--- Start of RECORD EXCERPTS ---
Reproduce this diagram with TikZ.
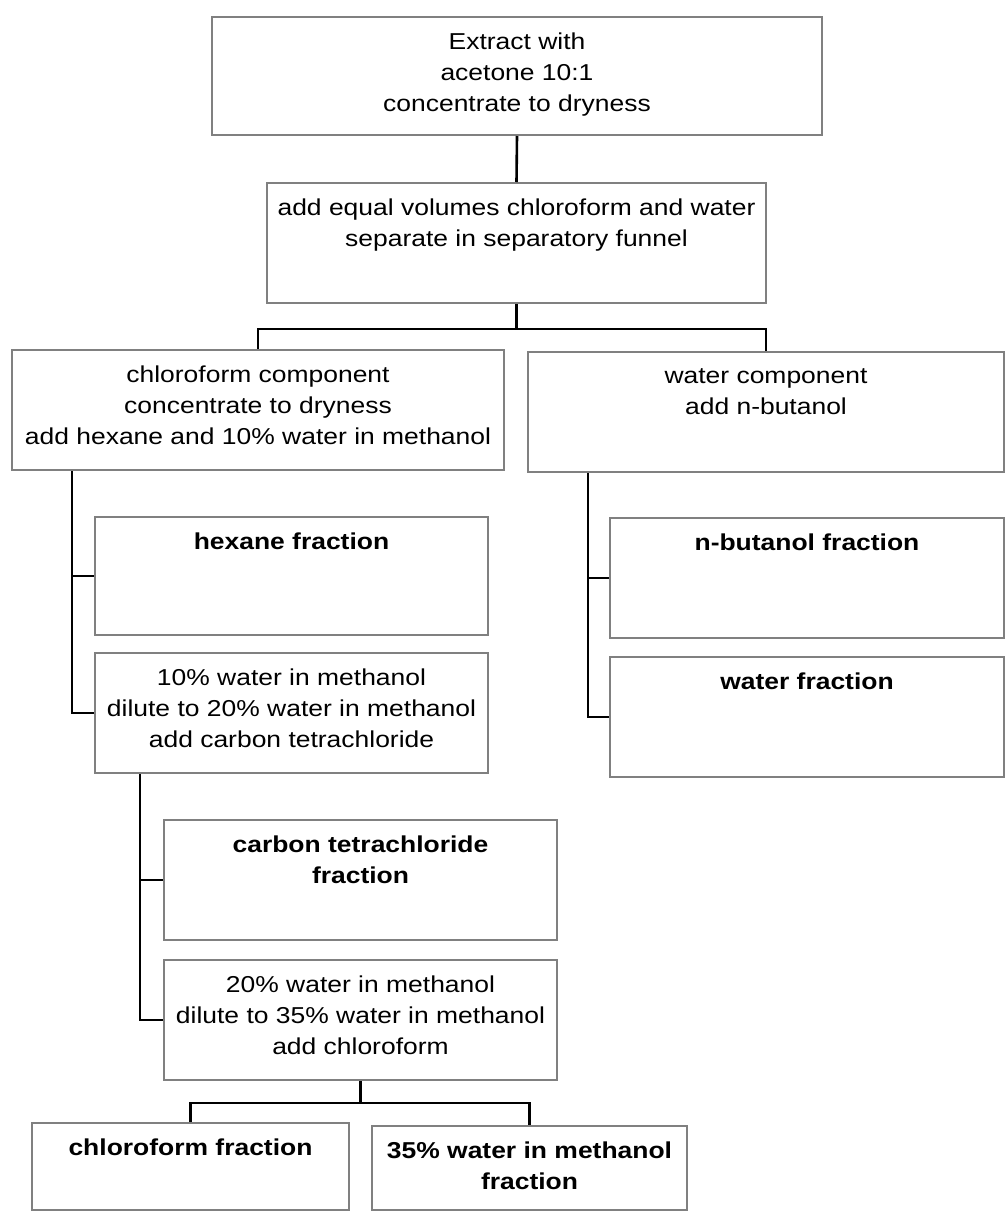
--- End of RECORD EXCERPTS ---
--- Start of RECORD EXCERPTS ---
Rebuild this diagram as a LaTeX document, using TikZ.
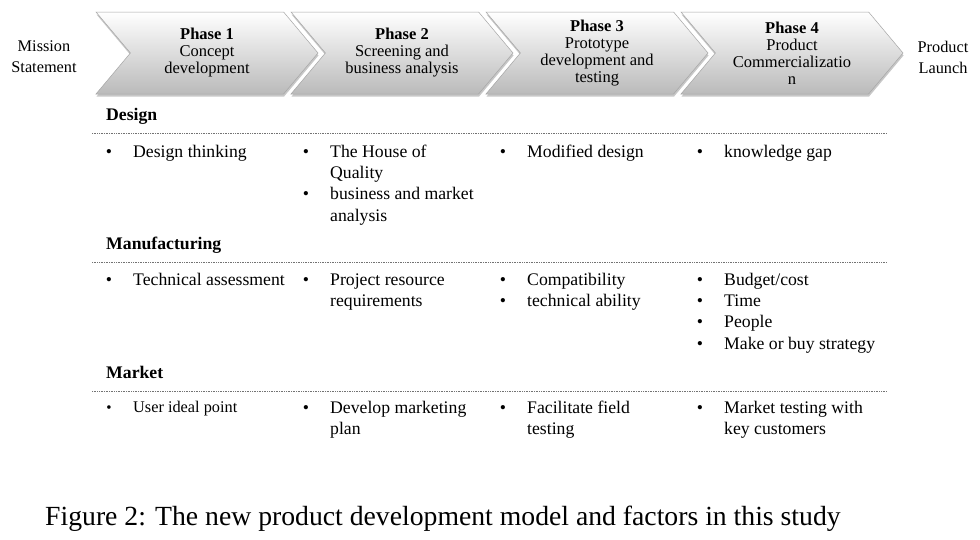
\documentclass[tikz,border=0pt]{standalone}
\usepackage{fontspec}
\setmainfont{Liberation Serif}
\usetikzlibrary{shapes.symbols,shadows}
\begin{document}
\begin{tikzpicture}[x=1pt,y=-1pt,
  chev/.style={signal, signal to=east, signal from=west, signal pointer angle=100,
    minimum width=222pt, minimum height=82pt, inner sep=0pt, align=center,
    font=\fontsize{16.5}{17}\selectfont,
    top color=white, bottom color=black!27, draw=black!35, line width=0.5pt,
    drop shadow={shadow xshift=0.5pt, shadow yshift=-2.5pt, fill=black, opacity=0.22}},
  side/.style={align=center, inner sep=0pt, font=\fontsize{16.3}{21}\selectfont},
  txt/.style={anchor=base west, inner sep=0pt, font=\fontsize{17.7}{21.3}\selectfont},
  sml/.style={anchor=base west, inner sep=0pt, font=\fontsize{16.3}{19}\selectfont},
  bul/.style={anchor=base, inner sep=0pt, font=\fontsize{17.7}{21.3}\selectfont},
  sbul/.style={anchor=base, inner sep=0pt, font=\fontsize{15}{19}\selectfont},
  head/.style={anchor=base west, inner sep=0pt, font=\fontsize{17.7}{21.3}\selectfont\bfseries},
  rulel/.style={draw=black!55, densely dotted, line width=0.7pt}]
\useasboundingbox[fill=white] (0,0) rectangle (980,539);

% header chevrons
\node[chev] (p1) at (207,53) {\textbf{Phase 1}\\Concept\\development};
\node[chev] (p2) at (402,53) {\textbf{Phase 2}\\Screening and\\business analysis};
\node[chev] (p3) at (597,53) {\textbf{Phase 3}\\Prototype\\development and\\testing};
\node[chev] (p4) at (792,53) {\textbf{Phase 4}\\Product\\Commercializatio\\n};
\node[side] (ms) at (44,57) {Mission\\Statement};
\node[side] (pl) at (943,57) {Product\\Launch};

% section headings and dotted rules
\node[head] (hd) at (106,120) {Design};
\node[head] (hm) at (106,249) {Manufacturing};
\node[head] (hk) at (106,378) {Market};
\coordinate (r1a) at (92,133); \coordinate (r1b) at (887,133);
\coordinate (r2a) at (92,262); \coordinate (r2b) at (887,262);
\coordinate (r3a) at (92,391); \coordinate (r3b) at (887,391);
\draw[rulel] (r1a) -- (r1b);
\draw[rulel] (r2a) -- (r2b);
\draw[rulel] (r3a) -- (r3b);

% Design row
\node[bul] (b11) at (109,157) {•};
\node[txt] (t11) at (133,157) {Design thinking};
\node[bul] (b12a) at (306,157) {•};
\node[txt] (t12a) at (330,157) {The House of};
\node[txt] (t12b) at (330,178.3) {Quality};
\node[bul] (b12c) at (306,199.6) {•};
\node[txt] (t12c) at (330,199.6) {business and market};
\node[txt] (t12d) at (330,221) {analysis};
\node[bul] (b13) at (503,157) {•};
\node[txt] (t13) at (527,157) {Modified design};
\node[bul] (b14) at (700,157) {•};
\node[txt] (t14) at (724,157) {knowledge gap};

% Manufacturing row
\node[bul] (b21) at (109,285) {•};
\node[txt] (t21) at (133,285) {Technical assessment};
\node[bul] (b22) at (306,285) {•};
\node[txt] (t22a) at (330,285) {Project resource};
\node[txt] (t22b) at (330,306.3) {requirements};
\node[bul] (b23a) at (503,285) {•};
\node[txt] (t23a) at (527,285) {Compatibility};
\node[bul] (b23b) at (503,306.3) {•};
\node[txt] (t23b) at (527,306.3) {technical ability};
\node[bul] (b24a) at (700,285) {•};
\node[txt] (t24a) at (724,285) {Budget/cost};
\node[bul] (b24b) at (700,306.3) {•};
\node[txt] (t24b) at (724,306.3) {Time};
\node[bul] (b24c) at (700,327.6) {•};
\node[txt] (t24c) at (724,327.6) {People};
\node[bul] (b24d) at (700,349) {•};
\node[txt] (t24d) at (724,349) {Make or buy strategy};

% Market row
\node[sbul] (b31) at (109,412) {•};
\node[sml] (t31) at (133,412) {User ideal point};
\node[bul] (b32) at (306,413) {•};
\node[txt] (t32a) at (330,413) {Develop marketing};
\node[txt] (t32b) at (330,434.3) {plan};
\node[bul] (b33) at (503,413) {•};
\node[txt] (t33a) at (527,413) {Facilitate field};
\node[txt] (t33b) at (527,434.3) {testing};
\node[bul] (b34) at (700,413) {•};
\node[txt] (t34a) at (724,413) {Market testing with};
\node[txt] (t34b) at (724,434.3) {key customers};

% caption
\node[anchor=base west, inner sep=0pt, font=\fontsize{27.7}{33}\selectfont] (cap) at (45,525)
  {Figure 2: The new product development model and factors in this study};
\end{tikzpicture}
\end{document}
--- End of RECORD EXCERPTS ---
--- Start of RECORD EXCERPTS ---
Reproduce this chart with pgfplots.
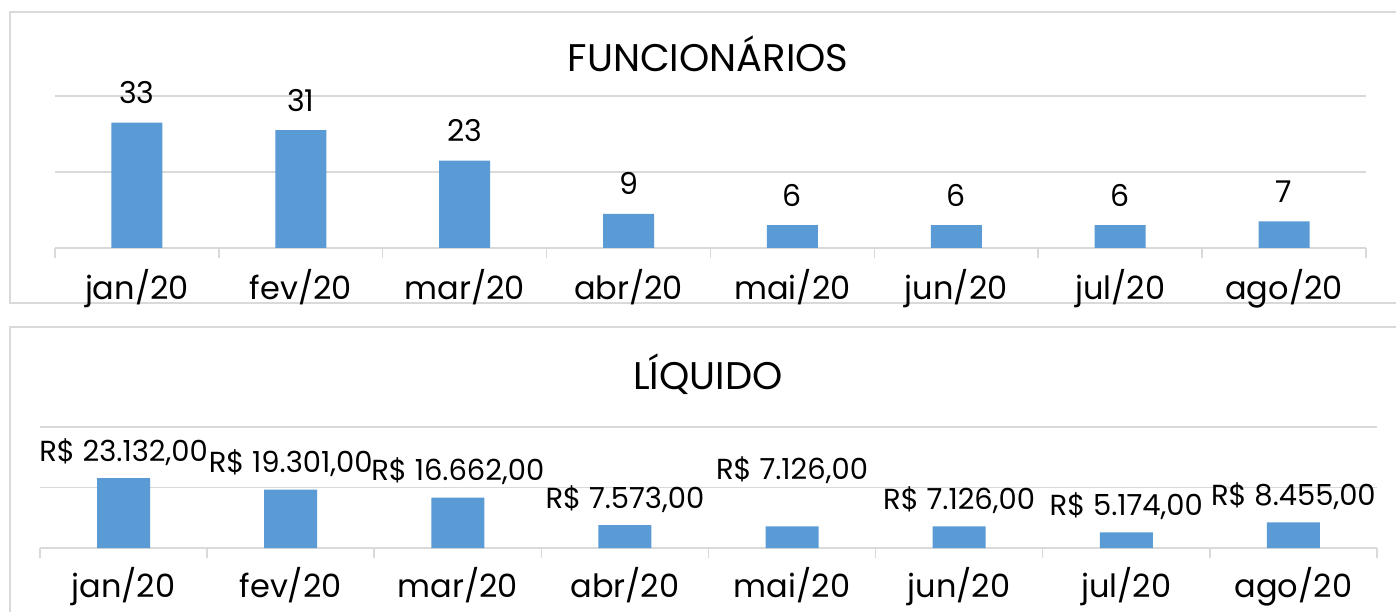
--- End of RECORD EXCERPTS ---
■ WRITTEN REQUEST
Drop the images and output only the lines from the one that contains "Rebuild this diagram" to the one that contains "(pl) at (943,57)", both included.

■ CORRECT ANSWER
Rebuild this diagram as a LaTeX document, using TikZ.
\documentclass[tikz,border=0pt]{standalone}
\usepackage{fontspec}
\setmainfont{Liberation Serif}
\usetikzlibrary{shapes.symbols,shadows}
\begin{document}
\begin{tikzpicture}[x=1pt,y=-1pt,
  chev/.style={signal, signal to=east, signal from=west, signal pointer angle=100,
    minimum width=222pt, minimum height=82pt, inner sep=0pt, align=center,
    font=\fontsize{16.5}{17}\selectfont,
    top color=white, bottom color=black!27, draw=black!35, line width=0.5pt,
    drop shadow={shadow xshift=0.5pt, shadow yshift=-2.5pt, fill=black, opacity=0.22}},
  side/.style={align=center, inner sep=0pt, font=\fontsize{16.3}{21}\selectfont},
  txt/.style={anchor=base west, inner sep=0pt, font=\fontsize{17.7}{21.3}\selectfont},
  sml/.style={anchor=base west, inner sep=0pt, font=\fontsize{16.3}{19}\selectfont},
  bul/.style={anchor=base, inner sep=0pt, font=\fontsize{17.7}{21.3}\selectfont},
  sbul/.style={anchor=base, inner sep=0pt, font=\fontsize{15}{19}\selectfont},
  head/.style={anchor=base west, inner sep=0pt, font=\fontsize{17.7}{21.3}\selectfont\bfseries},
  rulel/.style={draw=black!55, densely dotted, line width=0.7pt}]
\useasboundingbox[fill=white] (0,0) rectangle (980,539);

% header chevrons
\node[chev] (p1) at (207,53) {\textbf{Phase 1}\\Concept\\development};
\node[chev] (p2) at (402,53) {\textbf{Phase 2}\\Screening and\\business analysis};
\node[chev] (p3) at (597,53) {\textbf{Phase 3}\\Prototype\\development and\\testing};
\node[chev] (p4) at (792,53) {\textbf{Phase 4}\\Product\\Commercializatio\\n};
\node[side] (ms) at (44,57) {Mission\\Statement};
\node[side] (pl) at (943,57) {Product\\Launch};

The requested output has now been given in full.